Task brief: Output the line containing "Reproduce this diagram with TikZ." and each line after it through the end of the data, exactly as written, with pictures left out.

Working data:
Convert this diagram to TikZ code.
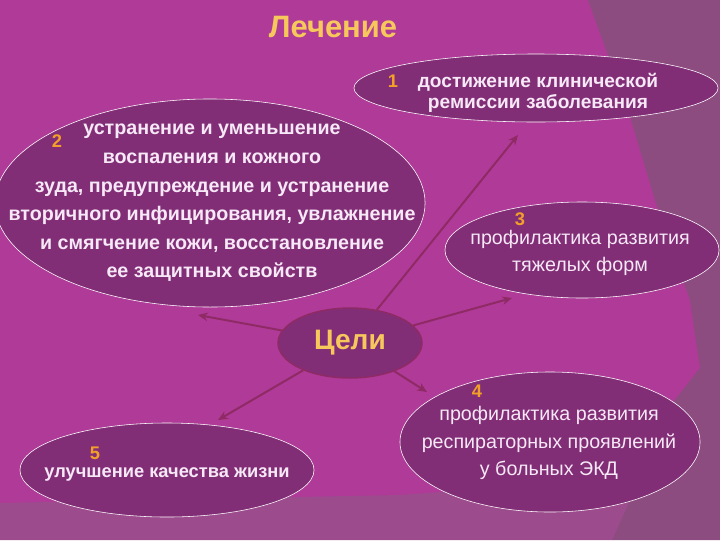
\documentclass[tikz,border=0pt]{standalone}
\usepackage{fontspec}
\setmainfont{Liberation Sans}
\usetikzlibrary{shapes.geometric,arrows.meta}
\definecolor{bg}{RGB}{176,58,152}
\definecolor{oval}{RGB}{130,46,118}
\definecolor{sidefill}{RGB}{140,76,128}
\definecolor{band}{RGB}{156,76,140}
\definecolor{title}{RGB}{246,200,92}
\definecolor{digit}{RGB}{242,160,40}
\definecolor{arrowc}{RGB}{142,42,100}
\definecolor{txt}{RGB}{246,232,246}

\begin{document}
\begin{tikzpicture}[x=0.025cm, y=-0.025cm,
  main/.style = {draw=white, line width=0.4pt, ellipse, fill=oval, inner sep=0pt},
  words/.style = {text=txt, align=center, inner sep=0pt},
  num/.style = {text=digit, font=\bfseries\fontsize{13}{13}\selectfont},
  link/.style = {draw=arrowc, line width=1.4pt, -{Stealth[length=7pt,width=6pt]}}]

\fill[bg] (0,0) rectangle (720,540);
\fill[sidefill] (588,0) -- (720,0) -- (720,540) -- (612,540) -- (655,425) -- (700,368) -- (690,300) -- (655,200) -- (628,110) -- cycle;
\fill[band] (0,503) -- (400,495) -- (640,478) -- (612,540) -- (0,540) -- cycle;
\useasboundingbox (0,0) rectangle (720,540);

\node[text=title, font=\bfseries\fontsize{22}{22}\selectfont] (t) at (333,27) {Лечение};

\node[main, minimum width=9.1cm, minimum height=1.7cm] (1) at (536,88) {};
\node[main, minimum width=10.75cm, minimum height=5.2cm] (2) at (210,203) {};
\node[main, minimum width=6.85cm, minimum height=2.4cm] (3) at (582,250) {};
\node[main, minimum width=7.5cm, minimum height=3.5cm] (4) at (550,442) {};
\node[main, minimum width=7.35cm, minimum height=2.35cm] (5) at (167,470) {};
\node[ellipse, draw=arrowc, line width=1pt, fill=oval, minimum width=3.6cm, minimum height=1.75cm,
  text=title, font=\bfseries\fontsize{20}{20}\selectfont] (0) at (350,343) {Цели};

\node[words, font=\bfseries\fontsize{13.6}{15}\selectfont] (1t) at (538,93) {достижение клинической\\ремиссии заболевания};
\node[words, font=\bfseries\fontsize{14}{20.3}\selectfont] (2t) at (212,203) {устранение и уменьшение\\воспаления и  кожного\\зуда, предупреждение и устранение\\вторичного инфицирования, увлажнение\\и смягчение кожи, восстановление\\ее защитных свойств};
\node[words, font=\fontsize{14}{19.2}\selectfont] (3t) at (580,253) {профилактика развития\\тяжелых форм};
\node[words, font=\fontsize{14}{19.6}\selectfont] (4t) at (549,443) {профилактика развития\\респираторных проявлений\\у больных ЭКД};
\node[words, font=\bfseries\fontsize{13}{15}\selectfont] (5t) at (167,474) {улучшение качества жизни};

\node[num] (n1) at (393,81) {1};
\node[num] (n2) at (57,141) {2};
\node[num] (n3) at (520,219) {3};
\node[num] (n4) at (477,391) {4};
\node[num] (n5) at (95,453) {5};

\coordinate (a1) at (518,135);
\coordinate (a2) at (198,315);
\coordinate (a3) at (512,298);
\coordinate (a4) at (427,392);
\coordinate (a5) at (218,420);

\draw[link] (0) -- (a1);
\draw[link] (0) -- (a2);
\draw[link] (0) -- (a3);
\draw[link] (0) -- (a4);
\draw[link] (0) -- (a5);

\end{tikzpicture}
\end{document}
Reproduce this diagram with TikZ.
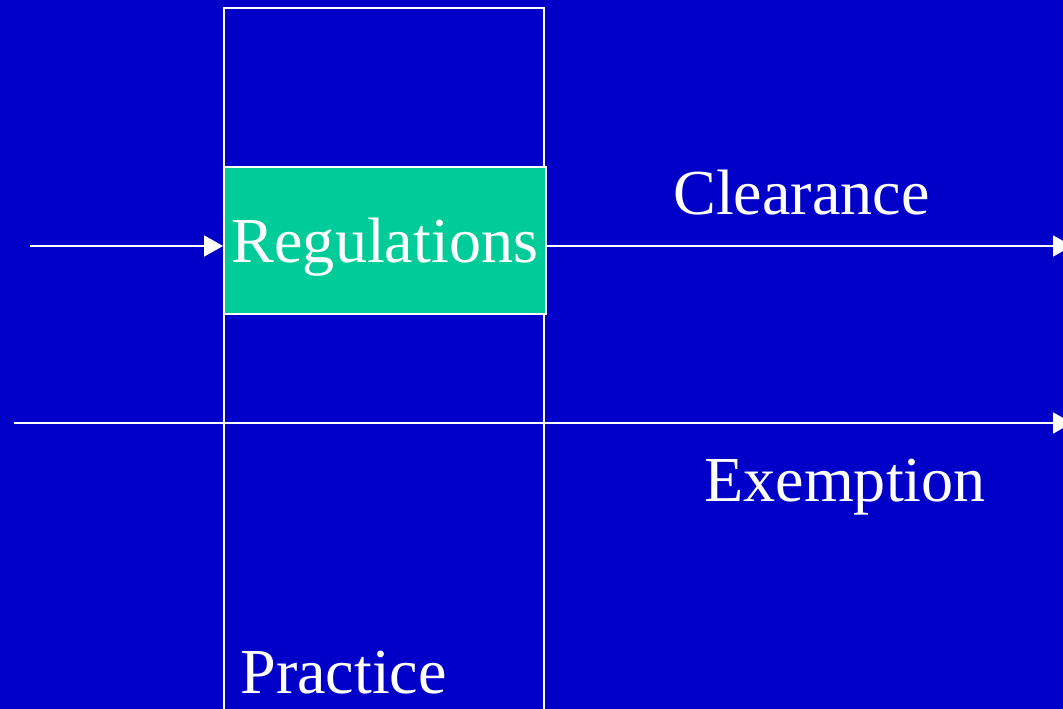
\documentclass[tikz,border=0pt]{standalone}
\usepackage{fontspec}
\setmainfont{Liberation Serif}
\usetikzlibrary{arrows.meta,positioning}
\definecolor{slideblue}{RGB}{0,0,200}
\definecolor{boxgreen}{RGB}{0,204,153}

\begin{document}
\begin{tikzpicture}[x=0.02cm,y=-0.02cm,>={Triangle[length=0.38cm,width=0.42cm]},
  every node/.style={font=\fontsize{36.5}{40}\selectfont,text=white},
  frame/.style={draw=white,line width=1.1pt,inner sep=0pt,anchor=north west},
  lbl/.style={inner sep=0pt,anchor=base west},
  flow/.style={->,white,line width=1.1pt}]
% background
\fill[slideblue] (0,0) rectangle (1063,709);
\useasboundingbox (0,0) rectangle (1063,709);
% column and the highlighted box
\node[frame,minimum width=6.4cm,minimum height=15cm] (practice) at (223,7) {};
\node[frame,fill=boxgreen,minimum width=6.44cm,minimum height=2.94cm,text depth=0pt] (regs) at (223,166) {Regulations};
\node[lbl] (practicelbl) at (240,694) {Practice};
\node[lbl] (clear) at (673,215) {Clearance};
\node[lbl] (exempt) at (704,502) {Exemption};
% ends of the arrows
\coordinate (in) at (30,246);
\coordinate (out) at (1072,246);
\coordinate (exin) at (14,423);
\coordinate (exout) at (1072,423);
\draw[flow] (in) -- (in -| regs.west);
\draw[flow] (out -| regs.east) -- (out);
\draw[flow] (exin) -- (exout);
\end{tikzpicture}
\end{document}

Answer to this task:
Reproduce this diagram with TikZ.
\documentclass[tikz,border=0pt]{standalone}
\usepackage{fontspec}
\setmainfont{Liberation Serif}
\usetikzlibrary{arrows.meta,positioning}
\definecolor{slideblue}{RGB}{0,0,200}
\definecolor{boxgreen}{RGB}{0,204,153}

\begin{document}
\begin{tikzpicture}[x=0.02cm,y=-0.02cm,>={Triangle[length=0.38cm,width=0.42cm]},
  every node/.style={font=\fontsize{36.5}{40}\selectfont,text=white},
  frame/.style={draw=white,line width=1.1pt,inner sep=0pt,anchor=north west},
  lbl/.style={inner sep=0pt,anchor=base west},
  flow/.style={->,white,line width=1.1pt}]
% background
\fill[slideblue] (0,0) rectangle (1063,709);
\useasboundingbox (0,0) rectangle (1063,709);
% column and the highlighted box
\node[frame,minimum width=6.4cm,minimum height=15cm] (practice) at (223,7) {};
\node[frame,fill=boxgreen,minimum width=6.44cm,minimum height=2.94cm,text depth=0pt] (regs) at (223,166) {Regulations};
\node[lbl] (practicelbl) at (240,694) {Practice};
\node[lbl] (clear) at (673,215) {Clearance};
\node[lbl] (exempt) at (704,502) {Exemption};
% ends of the arrows
\coordinate (in) at (30,246);
\coordinate (out) at (1072,246);
\coordinate (exin) at (14,423);
\coordinate (exout) at (1072,423);
\draw[flow] (in) -- (in -| regs.west);
\draw[flow] (out -| regs.east) -- (out);
\draw[flow] (exin) -- (exout);
\end{tikzpicture}
\end{document}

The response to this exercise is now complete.